• Data shown:

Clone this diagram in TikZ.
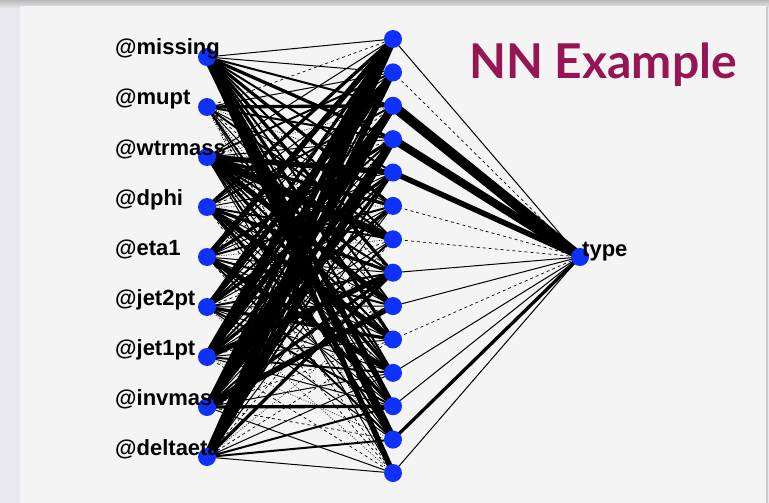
\documentclass[tikz,border=0pt]{standalone}
\usepackage{fontspec}
\setmainfont{Liberation Sans}
\newfontfamily\titlefont{Lato}
\definecolor{nodeblue}{RGB}{15,50,250}
\definecolor{titlecol}{RGB}{150,22,82}
\definecolor{panelgray}{RGB}{244,244,244}
\definecolor{outergray}{RGB}{232,232,238}
\pgfdeclarelayer{bg}
\pgfdeclarelayer{edges}
\pgfsetlayers{bg,edges,main}
\tikzset{
  neuron/.style={circle,fill=nodeblue,draw=none,minimum size=18pt,inner sep=0pt},
  lab/.style={anchor=base west,inner sep=0pt,font=\fontsize{22}{22}\selectfont\bfseries},
  e0/.style={line width=0.7pt,dash pattern=on 0.8pt off 1.6pt},
  e1/.style={line width=0.7pt,dash pattern=on 3pt off 3pt},
  e2/.style={line width=1pt},
  e3/.style={line width=2pt},
  e4/.style={line width=3.3pt},
  e5/.style={line width=5.5pt},
  e6/.style={line width=8pt},
  e7/.style={line width=10pt},
  o6/.style={line width=8pt},
  o2/.style={line width=0.9pt},
}
\begin{document}
\begin{tikzpicture}[x=1pt,y=-1pt]
\useasboundingbox (0,0) rectangle (769,503);
\begin{pgfonlayer}{bg}
  \fill[outergray] (0,0) rectangle (769,503);
  \shade[top color=gray!55,bottom color=outergray] (0,0) rectangle (769,8);
  \fill[gray!40] (21,7) rectangle (768,503);
  \fill[panelgray] (20,6) rectangle (766,503);
\end{pgfonlayer}
% input layer
\foreach \n [count=\i] in {missing,mupt,wtrmass,dphi,eta1,jet2pt,jet1pt,invmass,deltaeta}{
  \node[neuron] (i\i) at (207,{57+50*(\i-1)}) {};
}
% hidden layer
\foreach \j in {1,...,14}{
  \node[neuron] (h\j) at (393,{39+33.385*(\j-1)}) {};
}
% output
\node[neuron] (o) at (580,257) {};
% edges input -> hidden
\begin{pgfonlayer}{edges}
\foreach \i/\codes in {
  1/{2,2,3,4,3,4,3,4,3,4,3,5,6,5},
  2/{1,2,4,3,0,2,3,1,2,0,3,2,1,0},
  3/{2,3,0,2,5,4,6,3,5,3,4,2,3,2},
  4/{4,2,3,1,2,0,3,4,2,5,2,4,2,1},
  5/{5,2,1,4,2,3,0,2,3,2,5,2,3,1},
  6/{4,5,2,3,4,2,1,3,2,4,2,3,2,0},
  7/{6,4,5,2,3,4,2,5,1,2,3,2,0,1},
  8/{5,3,6,5,4,2,3,4,5,1,2,4,1,2},
  9/{6,5,4,6,3,2,1,4,0,1,2,3,3,2}}{
  \foreach \c [count=\j] in \codes {
    \draw[e\c] (i\i.center) -- (h\j.center);
  }
}
\foreach \c [count=\j] in {2,1,7,6,5,1,1,2,2,1,2,2,4,2}{
  \draw[e\c] (h\j.center) -- (o.center);
}
\end{pgfonlayer}
% labels
\foreach \n [count=\i] in {missing,mupt,wtrmass,dphi,eta1,jet2pt,jet1pt,invmass,deltaeta}{
  \node[lab] (l\i) at (115,{55+50*(\i-1)}) {@\n};
}
\node[lab] (lo) at (582,256) {type};
\node[anchor=base west,inner sep=0pt,text=titlecol,font=\titlefont\fontsize{48}{48}\selectfont\bfseries] (title) at (469,79) {NN Example};
\end{tikzpicture}
\end{document}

• Task prompt: Reproduce the data word for word, excluding its pictures.

• Written response:
Clone this diagram in TikZ.
\documentclass[tikz,border=0pt]{standalone}
\usepackage{fontspec}
\setmainfont{Liberation Sans}
\newfontfamily\titlefont{Lato}
\definecolor{nodeblue}{RGB}{15,50,250}
\definecolor{titlecol}{RGB}{150,22,82}
\definecolor{panelgray}{RGB}{244,244,244}
\definecolor{outergray}{RGB}{232,232,238}
\pgfdeclarelayer{bg}
\pgfdeclarelayer{edges}
\pgfsetlayers{bg,edges,main}
\tikzset{
  neuron/.style={circle,fill=nodeblue,draw=none,minimum size=18pt,inner sep=0pt},
  lab/.style={anchor=base west,inner sep=0pt,font=\fontsize{22}{22}\selectfont\bfseries},
  e0/.style={line width=0.7pt,dash pattern=on 0.8pt off 1.6pt},
  e1/.style={line width=0.7pt,dash pattern=on 3pt off 3pt},
  e2/.style={line width=1pt},
  e3/.style={line width=2pt},
  e4/.style={line width=3.3pt},
  e5/.style={line width=5.5pt},
  e6/.style={line width=8pt},
  e7/.style={line width=10pt},
  o6/.style={line width=8pt},
  o2/.style={line width=0.9pt},
}
\begin{document}
\begin{tikzpicture}[x=1pt,y=-1pt]
\useasboundingbox (0,0) rectangle (769,503);
\begin{pgfonlayer}{bg}
  \fill[outergray] (0,0) rectangle (769,503);
  \shade[top color=gray!55,bottom color=outergray] (0,0) rectangle (769,8);
  \fill[gray!40] (21,7) rectangle (768,503);
  \fill[panelgray] (20,6) rectangle (766,503);
\end{pgfonlayer}
% input layer
\foreach \n [count=\i] in {missing,mupt,wtrmass,dphi,eta1,jet2pt,jet1pt,invmass,deltaeta}{
  \node[neuron] (i\i) at (207,{57+50*(\i-1)}) {};
}
% hidden layer
\foreach \j in {1,...,14}{
  \node[neuron] (h\j) at (393,{39+33.385*(\j-1)}) {};
}
% output
\node[neuron] (o) at (580,257) {};
% edges input -> hidden
\begin{pgfonlayer}{edges}
\foreach \i/\codes in {
  1/{2,2,3,4,3,4,3,4,3,4,3,5,6,5},
  2/{1,2,4,3,0,2,3,1,2,0,3,2,1,0},
  3/{2,3,0,2,5,4,6,3,5,3,4,2,3,2},
  4/{4,2,3,1,2,0,3,4,2,5,2,4,2,1},
  5/{5,2,1,4,2,3,0,2,3,2,5,2,3,1},
  6/{4,5,2,3,4,2,1,3,2,4,2,3,2,0},
  7/{6,4,5,2,3,4,2,5,1,2,3,2,0,1},
  8/{5,3,6,5,4,2,3,4,5,1,2,4,1,2},
  9/{6,5,4,6,3,2,1,4,0,1,2,3,3,2}}{
  \foreach \c [count=\j] in \codes {
    \draw[e\c] (i\i.center) -- (h\j.center);
  }
}
\foreach \c [count=\j] in {2,1,7,6,5,1,1,2,2,1,2,2,4,2}{
  \draw[e\c] (h\j.center) -- (o.center);
}
\end{pgfonlayer}
% labels
\foreach \n [count=\i] in {missing,mupt,wtrmass,dphi,eta1,jet2pt,jet1pt,invmass,deltaeta}{
  \node[lab] (l\i) at (115,{55+50*(\i-1)}) {@\n};
}
\node[lab] (lo) at (582,256) {type};
\node[anchor=base west,inner sep=0pt,text=titlecol,font=\titlefont\fontsize{48}{48}\selectfont\bfseries] (title) at (469,79) {NN Example};
\end{tikzpicture}
\end{document}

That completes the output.